[start]

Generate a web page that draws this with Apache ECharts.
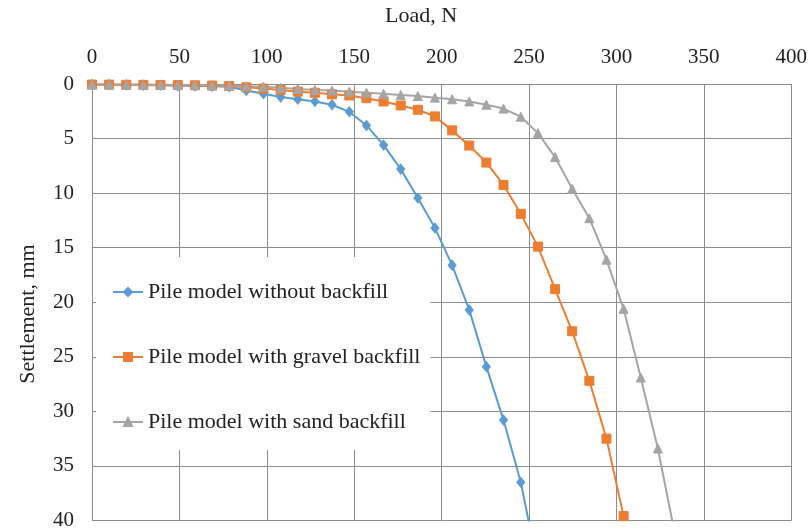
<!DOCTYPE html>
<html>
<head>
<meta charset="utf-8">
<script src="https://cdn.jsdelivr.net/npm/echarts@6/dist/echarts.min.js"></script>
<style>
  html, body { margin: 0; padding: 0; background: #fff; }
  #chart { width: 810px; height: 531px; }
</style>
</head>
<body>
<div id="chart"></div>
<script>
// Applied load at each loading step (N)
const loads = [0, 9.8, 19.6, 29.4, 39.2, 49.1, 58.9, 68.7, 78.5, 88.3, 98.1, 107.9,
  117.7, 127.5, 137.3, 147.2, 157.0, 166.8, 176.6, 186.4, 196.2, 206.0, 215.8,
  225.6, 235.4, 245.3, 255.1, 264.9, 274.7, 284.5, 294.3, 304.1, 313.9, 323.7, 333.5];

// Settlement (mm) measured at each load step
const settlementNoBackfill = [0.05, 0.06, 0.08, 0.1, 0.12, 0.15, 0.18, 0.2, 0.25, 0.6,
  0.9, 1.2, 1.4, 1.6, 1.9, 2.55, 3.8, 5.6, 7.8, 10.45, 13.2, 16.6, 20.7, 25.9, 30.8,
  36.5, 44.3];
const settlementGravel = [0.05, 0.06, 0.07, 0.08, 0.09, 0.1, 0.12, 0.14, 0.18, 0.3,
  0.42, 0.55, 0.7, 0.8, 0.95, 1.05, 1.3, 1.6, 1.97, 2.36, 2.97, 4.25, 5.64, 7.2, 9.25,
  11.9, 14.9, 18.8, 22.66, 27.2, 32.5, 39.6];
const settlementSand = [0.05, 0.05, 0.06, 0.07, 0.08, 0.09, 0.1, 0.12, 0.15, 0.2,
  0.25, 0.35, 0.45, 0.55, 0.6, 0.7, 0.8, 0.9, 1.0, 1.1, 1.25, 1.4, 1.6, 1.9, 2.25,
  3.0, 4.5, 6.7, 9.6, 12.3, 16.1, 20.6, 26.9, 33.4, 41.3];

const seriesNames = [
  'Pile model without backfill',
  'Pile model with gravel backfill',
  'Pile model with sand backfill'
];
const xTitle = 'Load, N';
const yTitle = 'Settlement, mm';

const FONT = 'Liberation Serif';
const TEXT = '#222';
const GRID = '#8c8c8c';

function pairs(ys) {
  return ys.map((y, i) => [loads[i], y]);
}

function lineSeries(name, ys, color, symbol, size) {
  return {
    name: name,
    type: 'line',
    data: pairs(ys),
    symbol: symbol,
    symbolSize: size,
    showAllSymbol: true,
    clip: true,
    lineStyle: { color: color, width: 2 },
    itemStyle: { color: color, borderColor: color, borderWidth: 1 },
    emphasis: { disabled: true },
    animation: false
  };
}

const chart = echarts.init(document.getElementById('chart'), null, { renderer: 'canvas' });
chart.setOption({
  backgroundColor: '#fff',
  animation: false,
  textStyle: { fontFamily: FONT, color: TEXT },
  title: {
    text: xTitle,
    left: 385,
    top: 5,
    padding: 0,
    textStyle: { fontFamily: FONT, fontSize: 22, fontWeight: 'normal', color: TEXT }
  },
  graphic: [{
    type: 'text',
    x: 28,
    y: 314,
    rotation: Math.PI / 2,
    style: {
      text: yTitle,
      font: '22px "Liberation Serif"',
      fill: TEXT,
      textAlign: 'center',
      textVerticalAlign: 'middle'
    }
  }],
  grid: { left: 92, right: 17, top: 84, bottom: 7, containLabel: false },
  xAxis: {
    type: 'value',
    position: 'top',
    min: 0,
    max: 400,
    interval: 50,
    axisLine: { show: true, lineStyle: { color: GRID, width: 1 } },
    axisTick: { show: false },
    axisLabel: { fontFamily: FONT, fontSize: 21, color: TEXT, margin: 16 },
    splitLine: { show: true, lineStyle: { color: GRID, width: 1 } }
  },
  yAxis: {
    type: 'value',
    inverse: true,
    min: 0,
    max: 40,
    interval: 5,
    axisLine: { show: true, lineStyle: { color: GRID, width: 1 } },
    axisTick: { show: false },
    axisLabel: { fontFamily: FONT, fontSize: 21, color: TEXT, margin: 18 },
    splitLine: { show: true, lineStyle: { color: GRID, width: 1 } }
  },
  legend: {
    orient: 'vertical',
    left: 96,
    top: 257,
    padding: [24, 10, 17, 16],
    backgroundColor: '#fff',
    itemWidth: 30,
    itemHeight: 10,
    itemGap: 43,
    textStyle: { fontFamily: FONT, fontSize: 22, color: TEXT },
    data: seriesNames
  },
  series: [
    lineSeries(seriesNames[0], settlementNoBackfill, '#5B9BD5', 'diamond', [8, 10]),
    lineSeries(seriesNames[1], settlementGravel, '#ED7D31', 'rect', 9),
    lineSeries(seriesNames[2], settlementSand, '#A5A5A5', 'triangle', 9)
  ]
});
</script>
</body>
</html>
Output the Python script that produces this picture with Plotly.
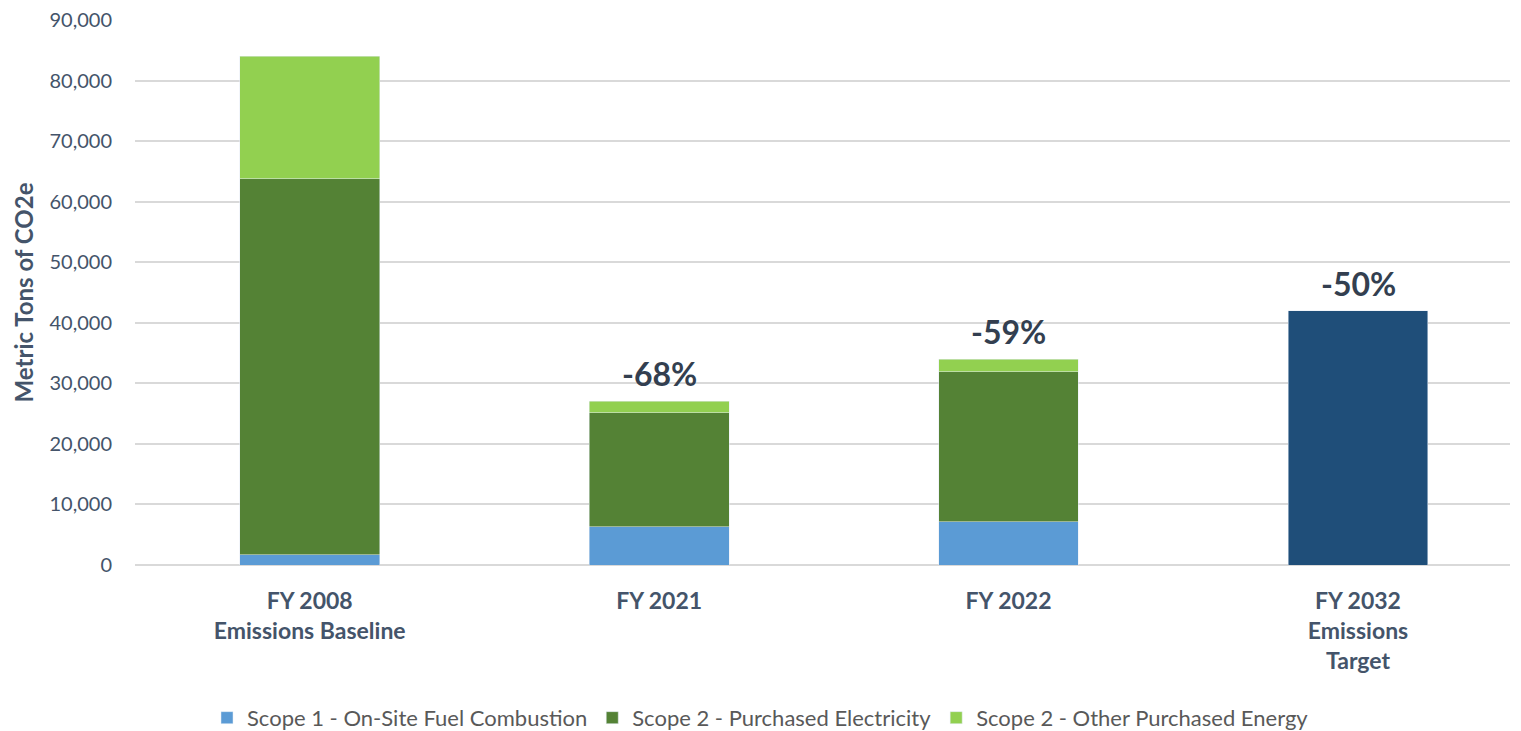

[end]

### WRITTEN TASK
Pictures stay out; repeat all the rest of the records exactly.

### EXPECTED ANSWER
Generate a web page that draws this with Apache ECharts.
<!DOCTYPE html>
<html>
<head>
<meta charset="utf-8">
<script src="https://cdn.jsdelivr.net/npm/echarts@6/dist/echarts.min.js"></script>
<style>
  html, body { margin: 0; padding: 0; background: #fff; }
  #chart { width: 810px; height: 531px; }
</style>
</head>
<body>
<div id="chart"></div>
<script>
// Applied load at each loading step (N)
const loads = [0, 9.8, 19.6, 29.4, 39.2, 49.1, 58.9, 68.7, 78.5, 88.3, 98.1, 107.9,
  117.7, 127.5, 137.3, 147.2, 157.0, 166.8, 176.6, 186.4, 196.2, 206.0, 215.8,
  225.6, 235.4, 245.3, 255.1, 264.9, 274.7, 284.5, 294.3, 304.1, 313.9, 323.7, 333.5];

// Settlement (mm) measured at each load step
const settlementNoBackfill = [0.05, 0.06, 0.08, 0.1, 0.12, 0.15, 0.18, 0.2, 0.25, 0.6,
  0.9, 1.2, 1.4, 1.6, 1.9, 2.55, 3.8, 5.6, 7.8, 10.45, 13.2, 16.6, 20.7, 25.9, 30.8,
  36.5, 44.3];
const settlementGravel = [0.05, 0.06, 0.07, 0.08, 0.09, 0.1, 0.12, 0.14, 0.18, 0.3,
  0.42, 0.55, 0.7, 0.8, 0.95, 1.05, 1.3, 1.6, 1.97, 2.36, 2.97, 4.25, 5.64, 7.2, 9.25,
  11.9, 14.9, 18.8, 22.66, 27.2, 32.5, 39.6];
const settlementSand = [0.05, 0.05, 0.06, 0.07, 0.08, 0.09, 0.1, 0.12, 0.15, 0.2,
  0.25, 0.35, 0.45, 0.55, 0.6, 0.7, 0.8, 0.9, 1.0, 1.1, 1.25, 1.4, 1.6, 1.9, 2.25,
  3.0, 4.5, 6.7, 9.6, 12.3, 16.1, 20.6, 26.9, 33.4, 41.3];

const seriesNames = [
  'Pile model without backfill',
  'Pile model with gravel backfill',
  'Pile model with sand backfill'
];
const xTitle = 'Load, N';
const yTitle = 'Settlement, mm';

const FONT = 'Liberation Serif';
const TEXT = '#222';
const GRID = '#8c8c8c';

function pairs(ys) {
  return ys.map((y, i) => [loads[i], y]);
}

function lineSeries(name, ys, color, symbol, size) {
  return {
    name: name,
    type: 'line',
    data: pairs(ys),
    symbol: symbol,
    symbolSize: size,
    showAllSymbol: true,
    clip: true,
    lineStyle: { color: color, width: 2 },
    itemStyle: { color: color, borderColor: color, borderWidth: 1 },
    emphasis: { disabled: true },
    animation: false
  };
}

const chart = echarts.init(document.getElementById('chart'), null, { renderer: 'canvas' });
chart.setOption({
  backgroundColor: '#fff',
  animation: false,
  textStyle: { fontFamily: FONT, color: TEXT },
  title: {
    text: xTitle,
    left: 385,
    top: 5,
    padding: 0,
    textStyle: { fontFamily: FONT, fontSize: 22, fontWeight: 'normal', color: TEXT }
  },
  graphic: [{
    type: 'text',
    x: 28,
    y: 314,
    rotation: Math.PI / 2,
    style: {
      text: yTitle,
      font: '22px "Liberation Serif"',
      fill: TEXT,
      textAlign: 'center',
      textVerticalAlign: 'middle'
    }
  }],
  grid: { left: 92, right: 17, top: 84, bottom: 7, containLabel: false },
  xAxis: {
    type: 'value',
    position: 'top',
    min: 0,
    max: 400,
    interval: 50,
    axisLine: { show: true, lineStyle: { color: GRID, width: 1 } },
    axisTick: { show: false },
    axisLabel: { fontFamily: FONT, fontSize: 21, color: TEXT, margin: 16 },
    splitLine: { show: true, lineStyle: { color: GRID, width: 1 } }
  },
  yAxis: {
    type: 'value',
    inverse: true,
    min: 0,
    max: 40,
    interval: 5,
    axisLine: { show: true, lineStyle: { color: GRID, width: 1 } },
    axisTick: { show: false },
    axisLabel: { fontFamily: FONT, fontSize: 21, color: TEXT, margin: 18 },
    splitLine: { show: true, lineStyle: { color: GRID, width: 1 } }
  },
  legend: {
    orient: 'vertical',
    left: 96,
    top: 257,
    padding: [24, 10, 17, 16],
    backgroundColor: '#fff',
    itemWidth: 30,
    itemHeight: 10,
    itemGap: 43,
    textStyle: { fontFamily: FONT, fontSize: 22, color: TEXT },
    data: seriesNames
  },
  series: [
    lineSeries(seriesNames[0], settlementNoBackfill, '#5B9BD5', 'diamond', [8, 10]),
    lineSeries(seriesNames[1], settlementGravel, '#ED7D31', 'rect', 9),
    lineSeries(seriesNames[2], settlementSand, '#A5A5A5', 'triangle', 9)
  ]
});
</script>
</body>
</html>
Output the Python script that produces this picture with Plotly.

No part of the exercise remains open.